>>>

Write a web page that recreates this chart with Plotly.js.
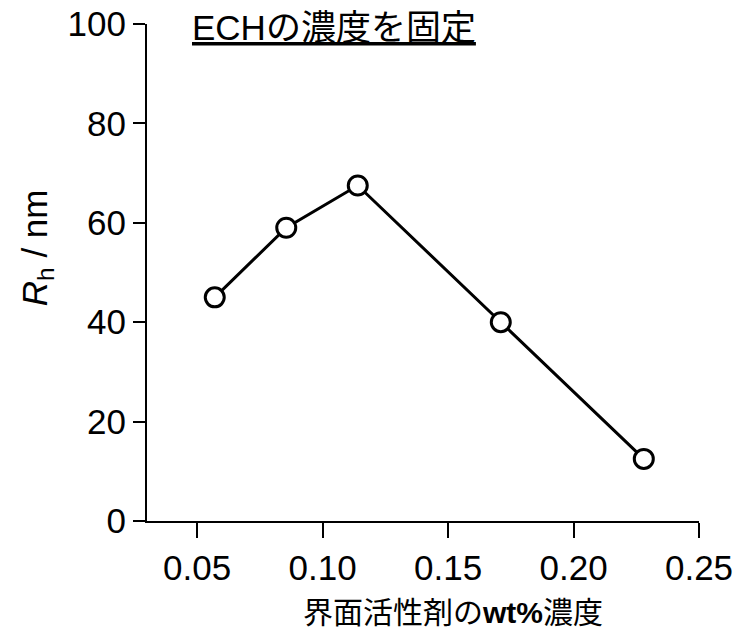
<!DOCTYPE html>
<html>
<head>
<meta charset="utf-8">
<script src="https://cdn.plot.ly/plotly-3.0.1.min.js"></script>
<style>html,body{margin:0;padding:0;background:#fff;}#chart{width:741px;height:631px;}</style>
</head>
<body>
<div id="chart"></div>
<script>
// Data
const surfactantWt = [0.057, 0.0855, 0.114, 0.171, 0.228];
const rhNm = [45, 59, 67.5, 40, 12.5];
const xTickVals = [0.05, 0.10, 0.15, 0.20, 0.25];
const xTickText = ["0.05", "0.10", "0.15", "0.20", "0.25"];
const yTickVals = [0, 20, 40, 60, 80, 100];
const titleText = "<u>ECHの濃度を固定</u>";
const xTitleText = "界面活性剤の<span style=\"font-family:'Liberation Sans';font-weight:bold\">wt%</span>濃度";
const yTitleText = "<i>R</i><sub>h</sub> / nm";

const FONT = "Liberation Sans, Arial, Noto Sans CJK JP, sans-serif";
const CJK = "Noto Sans CJK JP, Liberation Sans, sans-serif";

const trace = {
  x: surfactantWt,
  y: rhNm,
  type: "scatter",
  mode: "lines+markers",
  line: {color: "#000", width: 3},
  marker: {symbol: "circle", size: 19, color: "#fff", line: {color: "#000", width: 3}},
  cliponaxis: false,
  hoverinfo: "skip"
};

const layout = {
  width: 741, height: 631,
  margin: {l: 147, r: 42, t: 24, b: 110},
  paper_bgcolor: "#fff", plot_bgcolor: "#fff",
  showlegend: false,
  font: {family: FONT, color: "#000", size: 35},
  xaxis: {
    range: [0.03, 0.25],
    tickmode: "array", tickvals: xTickVals, ticktext: xTickText,
    ticks: "outside", ticklen: 15, tickwidth: 2, tickcolor: "#000",
    showline: true, linewidth: 2, linecolor: "#000",
    showgrid: false, zeroline: false,
    tickfont: {family: FONT, size: 35, color: "#000"}
  },
  yaxis: {
    range: [0, 100],
    tickmode: "array", tickvals: yTickVals,
    ticks: "outside", ticklen: 12, tickwidth: 2, tickcolor: "#000",
    showline: true, linewidth: 2, linecolor: "#000",
    showgrid: false, zeroline: false,
    tickfont: {family: FONT, size: 35, color: "#000"}
  },
  annotations: [
    {
      text: titleText, xref: "paper", yref: "paper",
      x: 0.078, y: 0.992, xanchor: "left", yanchor: "middle",
      showarrow: false, font: {family: FONT, size: 35, color: "#000"}
    },
    {
      text: xTitleText, xref: "paper", yref: "paper",
      x: 0.555, y: -0.18, xanchor: "center", yanchor: "middle",
      showarrow: false, font: {family: CJK, size: 30, color: "#000"}
    },
    {
      text: yTitleText, xref: "paper", yref: "paper",
      x: -0.2, y: 0.55, xanchor: "center", yanchor: "middle", textangle: -90,
      showarrow: false, font: {family: FONT, size: 35, color: "#000"}
    }
  ]
};

Plotly.newPlot("chart", [trace], layout, {staticPlot: true, displayModeBar: false});
</script>
</body>
</html>
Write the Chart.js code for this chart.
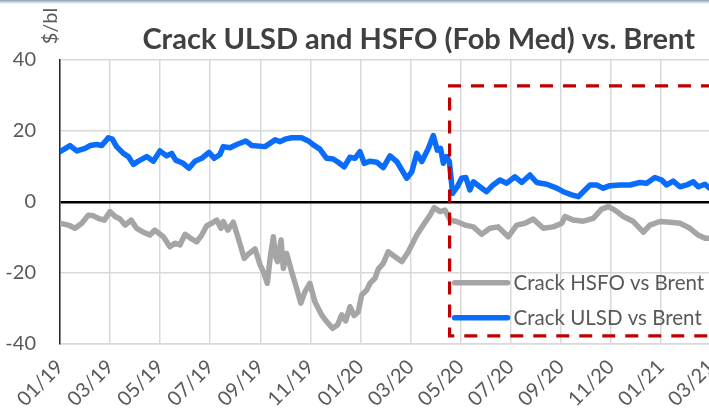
<!DOCTYPE html>
<html><head><meta charset="utf-8">
<script src="https://cdn.jsdelivr.net/npm/chart.js@4.4.0/dist/chart.umd.min.js"></script>
<style>
html,body{margin:0;padding:0;background:#fff;overflow:hidden;width:709px;height:413px;}
#wrap{position:absolute;left:0;top:0;width:740px;height:413px;}
#topbar{position:absolute;left:0;top:0;width:709px;height:4px;background:linear-gradient(#8aa2ba,#ffffff);}
</style></head><body>
<div id="wrap"><canvas id="c" width="740" height="413"></canvas></div>
<div id="topbar"></div>
<script>
const chartTitle = 'Crack ULSD and HSFO (Fob Med) vs. Brent';
const unitLabel = '$/bl';
const xTickLabels = ['01/19','03/19','05/19','07/19','09/19','11/19','01/20','03/20','05/20','07/20','09/20','11/20','01/21','03/21'];
const yTickValues = [-40,-20,0,20,40];
const seriesNames = ['Crack HSFO vs Brent','Crack ULSD vs Brent'];

// x in months since Jan 2019
const hsfoMonths = [0.00,0.33,0.60,0.87,1.13,1.33,1.53,1.77,2.00,2.20,2.40,2.60,2.84,3.06,3.33,3.59,3.79,4.13,4.39,4.59,4.79,4.99,5.19,5.46,5.66,5.86,6.06,6.26,6.43,6.52,6.70,6.92,7.12,7.36,7.52,7.79,7.99,8.12,8.28,8.39,8.52,8.61,8.69,8.83,8.92,9.05,9.25,9.45,9.62,9.78,9.98,10.18,10.45,10.65,10.89,11.09,11.25,11.41,11.58,11.75,11.91,12.05,12.25,12.38,12.58,12.71,12.91,13.11,13.38,13.65,13.91,14.25,14.51,14.78,14.94,15.18,15.38,15.58,15.84,16.17,16.51,16.84,17.17,17.50,17.90,18.24,18.57,18.90,19.30,19.70,20.04,20.17,20.50,20.90,21.30,21.63,21.90,22.16,22.50,22.90,23.30,23.56,23.96,24.36,24.76,25.16,25.49,25.76,25.92];
const hsfoValues = [-6.0,-6.5,-7.4,-6.0,-3.7,-3.9,-4.6,-5.1,-2.7,-4.1,-4.8,-6.5,-5.1,-7.4,-8.5,-9.3,-7.9,-9.8,-12.6,-11.6,-12.1,-9.1,-10.1,-11.2,-9.3,-6.7,-6.0,-5.1,-7.4,-5.5,-7.9,-5.7,-10.2,-15.9,-14.7,-13.2,-17.7,-19.6,-22.9,-15.9,-9.8,-15.4,-16.8,-10.7,-18.7,-14.5,-19.6,-24.3,-28.5,-25.3,-22.9,-28.1,-31.8,-33.7,-35.6,-34.6,-31.8,-33.5,-29.5,-32.0,-30.9,-26.2,-24.8,-22.9,-21.5,-18.9,-17.3,-14.0,-15.4,-16.8,-14.0,-9.3,-6.5,-3.7,-1.6,-2.7,-2.3,-5.1,-5.5,-6.5,-7.0,-9.1,-7.4,-7.0,-9.8,-6.5,-6.0,-4.8,-7.4,-7.0,-6.0,-4.1,-5.1,-5.4,-4.6,-2.0,-1.3,-2.3,-4.1,-5.5,-8.5,-6.5,-5.5,-5.7,-6.0,-7.4,-9.3,-10.2,-10.2];

const ulsdMonths = [0.00,0.40,0.67,1.00,1.20,1.47,1.67,1.93,2.09,2.26,2.53,2.73,2.93,3.13,3.46,3.73,3.99,4.26,4.46,4.62,4.92,5.15,5.39,5.66,5.95,6.16,6.39,6.52,6.79,7.06,7.42,7.66,8.19,8.59,8.79,8.99,9.25,9.65,9.92,10.12,10.38,10.65,10.91,11.11,11.35,11.58,11.78,11.98,12.15,12.38,12.65,12.91,13.18,13.45,13.85,14.05,14.25,14.45,14.71,14.91,15.07,15.20,15.31,15.44,15.55,15.68,15.87,16.04,16.21,16.37,16.51,16.77,17.04,17.30,17.57,17.84,18.17,18.44,18.77,19.04,19.44,19.84,20.10,20.44,20.70,20.90,21.17,21.43,21.70,21.96,22.36,22.76,23.16,23.43,23.76,24.03,24.23,24.49,24.76,25.03,25.29,25.49,25.76,25.92];
const ulsdValues = [14.2,15.9,14.4,15.1,15.9,16.2,15.9,18.1,17.7,15.6,13.7,12.8,10.6,11.5,12.8,11.5,14.4,13.0,13.7,11.8,10.9,9.5,11.5,12.3,14.0,12.3,13.4,15.6,15.3,16.2,17.2,15.9,15.6,17.5,17.0,17.7,18.1,18.1,17.2,16.1,14.9,12.3,12.1,11.2,9.9,12.6,12.3,14.2,10.9,11.5,11.2,9.7,13.0,11.4,6.7,8.5,13.7,11.4,15.1,18.7,14.6,15.1,10.9,12.8,11.4,2.4,4.3,6.7,6.9,3.4,5.7,4.3,2.9,4.8,6.2,5.3,7.1,5.5,7.6,5.5,5.0,3.9,2.9,2.0,1.5,2.9,4.8,4.8,3.9,4.6,4.8,4.8,5.5,5.3,6.9,6.2,4.8,5.9,4.3,4.8,5.7,4.3,5.0,4.0];

// highlighted period box (data units)
const boxFromMonth = 15.56, boxTopValue = 32.7, boxBottomValue = -37.7;

const FONT = 'Lato';
const TEXT = '#595959';

const toPts = (xs, ys) => xs.map((x, i) => ({x, y: ys[i]}));

const extras = {
  id: 'extras',
  afterDatasetsDraw(chart) {
    const {ctx, scales: {x, y}} = chart;
    const l = x.getPixelForValue(boxFromMonth);
    const t = y.getPixelForValue(boxTopValue);
    const b = y.getPixelForValue(boxBottomValue);
    ctx.save();
    ctx.strokeStyle = '#C00000';
    ctx.lineWidth = 3.2;
    ctx.setLineDash([13, 10]);
    ctx.beginPath();
    ctx.moveTo(chart.width + 20, t);
    ctx.lineTo(l, t);
    ctx.lineTo(l, b);
    ctx.lineTo(chart.width + 20, b);
    ctx.stroke();
    ctx.restore();
    ctx.save();
    const rows = [b - 53, b - 18];
    chart.data.datasets.forEach((ds, i) => {
      const ry = rows[i];
      ctx.strokeStyle = ds.borderColor;
      ctx.lineWidth = 5.5;
      ctx.lineCap = 'round';
      ctx.beginPath();
      ctx.moveTo(l + 5, ry);
      ctx.lineTo(l + 58, ry);
      ctx.stroke();
      ctx.fillStyle = TEXT;
      ctx.font = '20.5px ' + FONT;
      ctx.textAlign = 'left';
      ctx.textBaseline = 'middle';
      ctx.fillText(ds.label, l + 64, ry + 1);
    });
    ctx.restore();
  },
  afterDraw(chart) {
    const {ctx} = chart;
    ctx.save();
    ctx.fillStyle = '#404040';
    ctx.font = 'bold 29px ' + FONT;
    ctx.textAlign = 'right';
    ctx.textBaseline = 'alphabetic';
    ctx.fillText(chartTitle, 695, 49);
    ctx.translate(51, 26);
    ctx.rotate(-Math.PI / 2);
    ctx.fillStyle = TEXT;
    ctx.font = '20px ' + FONT;
    ctx.textAlign = 'center';
    ctx.textBaseline = 'middle';
    ctx.fillText(unitLabel, 0, 0);
    ctx.restore();
  }
};

new Chart(document.getElementById('c'), {
  type: 'line',
  data: {
    datasets: [
      {label: seriesNames[0], data: toPts(hsfoMonths, hsfoValues), borderColor: '#A5A5A5', borderWidth: 5.5, pointRadius: 0, tension: 0, borderJoinStyle: 'round', borderCapStyle: 'round'},
      {label: seriesNames[1], data: toPts(ulsdMonths, ulsdValues), borderColor: '#0A6CFA', borderWidth: 5.5, pointRadius: 0, tension: 0, borderJoinStyle: 'round', borderCapStyle: 'round'}
    ]
  },
  options: {
    responsive: false,
    animation: false,
    devicePixelRatio: 1,
    layout: {padding: {top: 60, right: 28, bottom: 0, left: 0}},
    plugins: {legend: {display: false}, title: {display: false}, tooltip: {enabled: false}},
    scales: {
      x: {
        type: 'linear', min: 0, max: 26.04,
        ticks: {
          stepSize: 2, includeBounds: false, autoSkip: false, maxRotation: 45, minRotation: 45,
          color: TEXT, font: {family: FONT, size: 20}, padding: 11,
          callback: v => xTickLabels[Math.round(v / 2)] ?? ''
        },
        grid: {color: '#D9D9D9', lineWidth: 1.5, drawTicks: false},
        border: {color: '#D9D9D9', width: 1.5},
        afterFit: s => { s.height = 69; }
      },
      y: {
        min: yTickValues[0], max: yTickValues[yTickValues.length - 1],
        afterBuildTicks: s => { s.ticks = yTickValues.map(v => ({value: v})); },
        ticks: {color: TEXT, font: {family: FONT, size: 20}, padding: 24},
        grid: {
          color: c => c.tick && c.tick.value === 0 ? '#000000' : '#D9D9D9',
          lineWidth: c => c.tick && c.tick.value === 0 ? 2.5 : 1.5,
          drawTicks: false
        },
        border: {color: '#262626', width: 1.5},
        afterFit: s => { s.width = 60; }
      }
    }
  },
  plugins: [extras]
});
</script>
</body></html>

<<<

=== Work to do ===
Each line above that holds the string "Write" should be copied and shown.

=== The output ===
Write a web page that recreates this chart with Plotly.js.
Write the Chart.js code for this chart.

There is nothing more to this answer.